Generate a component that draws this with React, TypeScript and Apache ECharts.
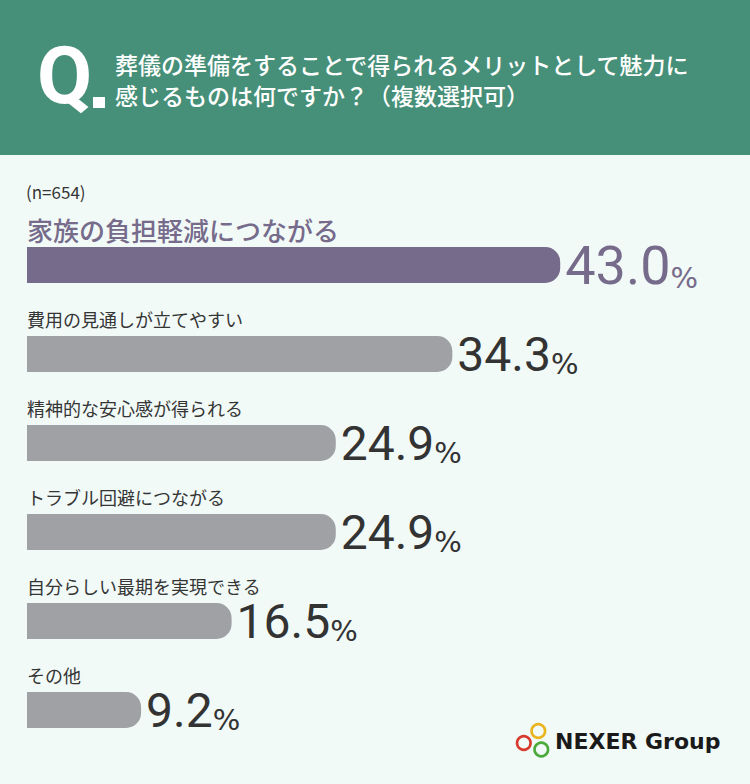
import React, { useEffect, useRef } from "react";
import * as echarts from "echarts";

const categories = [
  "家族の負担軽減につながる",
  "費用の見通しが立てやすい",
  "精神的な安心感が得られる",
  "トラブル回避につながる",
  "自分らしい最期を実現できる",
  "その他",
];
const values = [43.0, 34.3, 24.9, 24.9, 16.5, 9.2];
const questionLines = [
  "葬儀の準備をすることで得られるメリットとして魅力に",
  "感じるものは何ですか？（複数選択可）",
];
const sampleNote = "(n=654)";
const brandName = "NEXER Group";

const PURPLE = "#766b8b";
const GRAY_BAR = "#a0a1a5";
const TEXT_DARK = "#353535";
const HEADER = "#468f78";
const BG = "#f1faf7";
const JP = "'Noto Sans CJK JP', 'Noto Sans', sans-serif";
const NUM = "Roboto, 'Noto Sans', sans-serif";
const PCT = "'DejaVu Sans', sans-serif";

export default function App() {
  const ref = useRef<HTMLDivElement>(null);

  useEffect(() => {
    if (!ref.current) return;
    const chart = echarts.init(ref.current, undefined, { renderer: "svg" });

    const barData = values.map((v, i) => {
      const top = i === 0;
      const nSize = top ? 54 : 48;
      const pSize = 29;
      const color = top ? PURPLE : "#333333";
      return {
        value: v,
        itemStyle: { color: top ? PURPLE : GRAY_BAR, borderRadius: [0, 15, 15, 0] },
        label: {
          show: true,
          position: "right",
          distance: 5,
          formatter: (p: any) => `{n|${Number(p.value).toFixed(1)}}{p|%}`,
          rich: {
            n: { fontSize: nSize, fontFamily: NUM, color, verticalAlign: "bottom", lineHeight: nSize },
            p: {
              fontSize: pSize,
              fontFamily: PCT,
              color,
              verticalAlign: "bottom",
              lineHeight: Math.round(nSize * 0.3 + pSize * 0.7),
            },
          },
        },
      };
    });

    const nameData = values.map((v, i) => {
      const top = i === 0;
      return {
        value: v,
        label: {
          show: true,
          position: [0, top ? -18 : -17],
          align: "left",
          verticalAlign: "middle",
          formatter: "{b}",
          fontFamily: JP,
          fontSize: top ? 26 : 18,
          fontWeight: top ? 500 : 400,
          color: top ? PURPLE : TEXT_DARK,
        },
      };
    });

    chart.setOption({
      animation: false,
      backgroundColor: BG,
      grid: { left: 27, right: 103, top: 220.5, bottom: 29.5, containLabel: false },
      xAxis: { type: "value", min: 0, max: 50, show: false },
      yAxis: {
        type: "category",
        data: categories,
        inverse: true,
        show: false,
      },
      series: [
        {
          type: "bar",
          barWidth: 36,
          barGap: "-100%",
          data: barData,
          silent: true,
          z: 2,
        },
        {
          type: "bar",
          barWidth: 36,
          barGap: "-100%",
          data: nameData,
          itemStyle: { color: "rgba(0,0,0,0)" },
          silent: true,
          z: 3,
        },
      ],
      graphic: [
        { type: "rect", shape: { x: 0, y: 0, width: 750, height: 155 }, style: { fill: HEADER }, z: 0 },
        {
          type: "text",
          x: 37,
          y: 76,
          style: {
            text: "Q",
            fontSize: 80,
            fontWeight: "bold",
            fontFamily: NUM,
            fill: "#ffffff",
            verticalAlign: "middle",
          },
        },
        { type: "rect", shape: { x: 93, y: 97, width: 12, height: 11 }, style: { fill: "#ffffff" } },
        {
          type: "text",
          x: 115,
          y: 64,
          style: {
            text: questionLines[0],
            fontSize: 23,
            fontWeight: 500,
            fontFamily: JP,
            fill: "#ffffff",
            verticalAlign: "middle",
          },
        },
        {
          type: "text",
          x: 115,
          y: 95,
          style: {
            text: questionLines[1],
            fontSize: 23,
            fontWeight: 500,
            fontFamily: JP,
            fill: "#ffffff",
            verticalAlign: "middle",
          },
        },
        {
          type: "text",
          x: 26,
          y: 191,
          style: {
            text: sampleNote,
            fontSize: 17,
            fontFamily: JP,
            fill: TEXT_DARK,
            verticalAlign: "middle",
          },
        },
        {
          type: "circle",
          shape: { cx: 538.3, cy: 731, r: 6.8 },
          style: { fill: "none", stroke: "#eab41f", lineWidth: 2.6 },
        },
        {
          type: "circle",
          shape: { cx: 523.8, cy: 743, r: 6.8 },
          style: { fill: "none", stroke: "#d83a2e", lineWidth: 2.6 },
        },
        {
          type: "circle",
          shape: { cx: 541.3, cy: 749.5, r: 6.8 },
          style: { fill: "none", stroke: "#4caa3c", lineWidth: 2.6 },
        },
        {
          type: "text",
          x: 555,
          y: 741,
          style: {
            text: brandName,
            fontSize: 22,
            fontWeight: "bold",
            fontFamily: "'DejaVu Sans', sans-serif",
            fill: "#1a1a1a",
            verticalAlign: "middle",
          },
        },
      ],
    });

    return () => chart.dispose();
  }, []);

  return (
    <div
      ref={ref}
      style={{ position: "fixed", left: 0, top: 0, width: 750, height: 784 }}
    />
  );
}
* * *
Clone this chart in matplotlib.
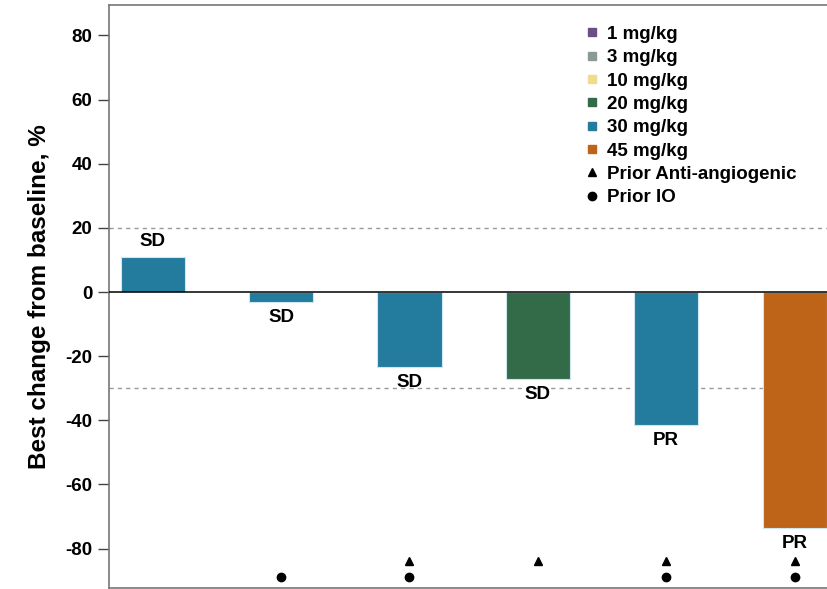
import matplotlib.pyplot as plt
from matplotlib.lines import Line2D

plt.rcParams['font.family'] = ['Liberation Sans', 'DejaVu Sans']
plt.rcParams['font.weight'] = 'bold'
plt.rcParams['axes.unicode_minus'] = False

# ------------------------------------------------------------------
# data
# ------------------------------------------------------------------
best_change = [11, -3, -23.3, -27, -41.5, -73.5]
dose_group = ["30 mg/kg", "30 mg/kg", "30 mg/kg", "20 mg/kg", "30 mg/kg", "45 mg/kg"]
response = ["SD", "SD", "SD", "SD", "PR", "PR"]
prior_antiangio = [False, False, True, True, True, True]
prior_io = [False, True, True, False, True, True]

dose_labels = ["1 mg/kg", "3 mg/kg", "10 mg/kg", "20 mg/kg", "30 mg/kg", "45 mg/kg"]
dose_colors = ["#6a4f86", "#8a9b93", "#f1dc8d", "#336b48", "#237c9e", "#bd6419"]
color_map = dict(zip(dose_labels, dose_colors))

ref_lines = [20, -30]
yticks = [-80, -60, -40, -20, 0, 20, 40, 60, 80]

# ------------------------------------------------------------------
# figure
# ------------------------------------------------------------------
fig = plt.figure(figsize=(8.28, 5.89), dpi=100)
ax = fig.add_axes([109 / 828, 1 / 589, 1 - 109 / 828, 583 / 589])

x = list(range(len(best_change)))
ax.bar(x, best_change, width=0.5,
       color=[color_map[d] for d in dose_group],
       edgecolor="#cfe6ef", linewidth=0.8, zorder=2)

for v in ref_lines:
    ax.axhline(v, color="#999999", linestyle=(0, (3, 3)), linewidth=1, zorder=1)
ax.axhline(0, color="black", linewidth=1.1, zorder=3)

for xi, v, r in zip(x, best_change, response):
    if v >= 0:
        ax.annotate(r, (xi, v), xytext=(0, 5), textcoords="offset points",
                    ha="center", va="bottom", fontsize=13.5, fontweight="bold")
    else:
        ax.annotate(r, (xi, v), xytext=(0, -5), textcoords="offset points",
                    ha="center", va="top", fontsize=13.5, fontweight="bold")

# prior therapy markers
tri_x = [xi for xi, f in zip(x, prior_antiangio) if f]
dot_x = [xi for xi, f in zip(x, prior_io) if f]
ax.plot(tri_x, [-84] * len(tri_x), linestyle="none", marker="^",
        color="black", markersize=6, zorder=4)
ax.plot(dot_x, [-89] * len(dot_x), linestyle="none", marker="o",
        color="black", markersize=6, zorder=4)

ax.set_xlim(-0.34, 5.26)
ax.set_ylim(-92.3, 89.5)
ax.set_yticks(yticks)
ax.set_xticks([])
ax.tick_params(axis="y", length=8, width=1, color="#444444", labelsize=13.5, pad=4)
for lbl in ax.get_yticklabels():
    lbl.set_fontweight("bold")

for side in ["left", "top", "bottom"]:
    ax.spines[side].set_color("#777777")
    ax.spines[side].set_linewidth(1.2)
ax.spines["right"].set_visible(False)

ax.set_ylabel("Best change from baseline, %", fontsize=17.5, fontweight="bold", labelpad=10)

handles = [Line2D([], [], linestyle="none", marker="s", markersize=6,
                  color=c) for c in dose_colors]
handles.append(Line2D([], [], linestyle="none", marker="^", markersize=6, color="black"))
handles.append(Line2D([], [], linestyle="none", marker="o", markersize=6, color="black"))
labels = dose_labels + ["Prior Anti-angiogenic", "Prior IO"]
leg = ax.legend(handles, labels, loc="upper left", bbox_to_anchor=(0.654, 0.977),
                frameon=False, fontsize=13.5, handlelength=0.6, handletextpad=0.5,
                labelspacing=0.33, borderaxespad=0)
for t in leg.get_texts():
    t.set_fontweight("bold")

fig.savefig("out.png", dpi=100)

--- Objective ---
Repeat only the lines from the one holding "Clone this chart in matplotlib." to the one holding "prior_io = [False, True, True, False, True, True]", both ends included, and drop the images.

--- Response ---
Clone this chart in matplotlib.
import matplotlib.pyplot as plt
from matplotlib.lines import Line2D

plt.rcParams['font.family'] = ['Liberation Sans', 'DejaVu Sans']
plt.rcParams['font.weight'] = 'bold'
plt.rcParams['axes.unicode_minus'] = False

# ------------------------------------------------------------------
# data
# ------------------------------------------------------------------
best_change = [11, -3, -23.3, -27, -41.5, -73.5]
dose_group = ["30 mg/kg", "30 mg/kg", "30 mg/kg", "20 mg/kg", "30 mg/kg", "45 mg/kg"]
response = ["SD", "SD", "SD", "SD", "PR", "PR"]
prior_antiangio = [False, False, True, True, True, True]
prior_io = [False, True, True, False, True, True]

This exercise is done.